Ces femmes kurdes qui inventent une société progressiste | Journal des Activités Sociales de l'énergie | femmes kurdes

Manifestation de Kurdes à Suruç, à 2 km de la ville syrienne de Kobané tenue par l’organisation Etat islamique, en soutien des combattants de l’YPG et de l’YPJ. ©F.Lafargue/CCAS

Leur lutte contre Daech a fait d’elles des héroïnes dont les images circulent dans le monde entier. Mais leur détermination et leurs combats portent bien au-delà : depuis plusieurs décennies, les militantes kurdes se battent pour une société égalitaire.

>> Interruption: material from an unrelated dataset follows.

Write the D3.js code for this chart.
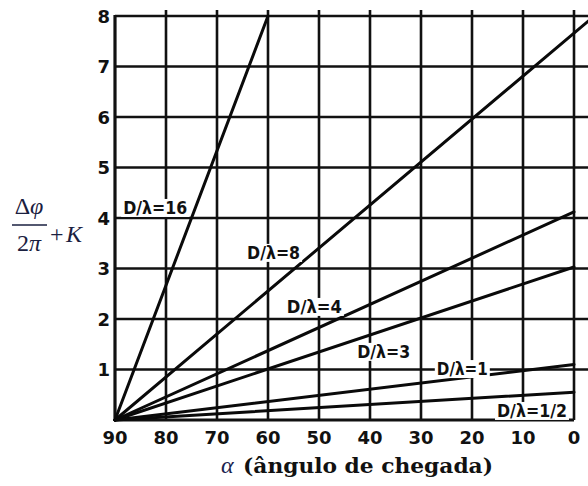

Les Unités de défense féminines (YPJ) dont les héroïnes font les unes des journaux sont aussi les héritières d’un mouvement de résistance créé il y a près de quarante ans en Turquie autour de Sakiné Cansiz, cofondatrice du PKK (Parti des travailleurs du Kurdistan). C’est le projet émancipateur de ce mouvement des femmes kurdes, cette utopie d’une société égalitaire, démocratique, multiconfessionnelle et multiethnique. Véritable exception dans un Proche-Orient obsédé par l’effacement et la soumission des femmes, le Parti de l’union démocratique, issu du PKK turc, les branches militaires YPG-YPJ et l’action populaire quotidienne ont en effet de quoi nourrir l’espoir, dans cette région ravagée par le fondamentalisme religieux, le despotisme étatique et l’ingérence des puissances internationales. Au Rojava (Kurdistan syrien), elles promeuvent et entendent pratiquer à parité avec les hommes l’autogouvernement des communautés locales, le socialisme démocratique, l’écologisme libertaire et le féminisme.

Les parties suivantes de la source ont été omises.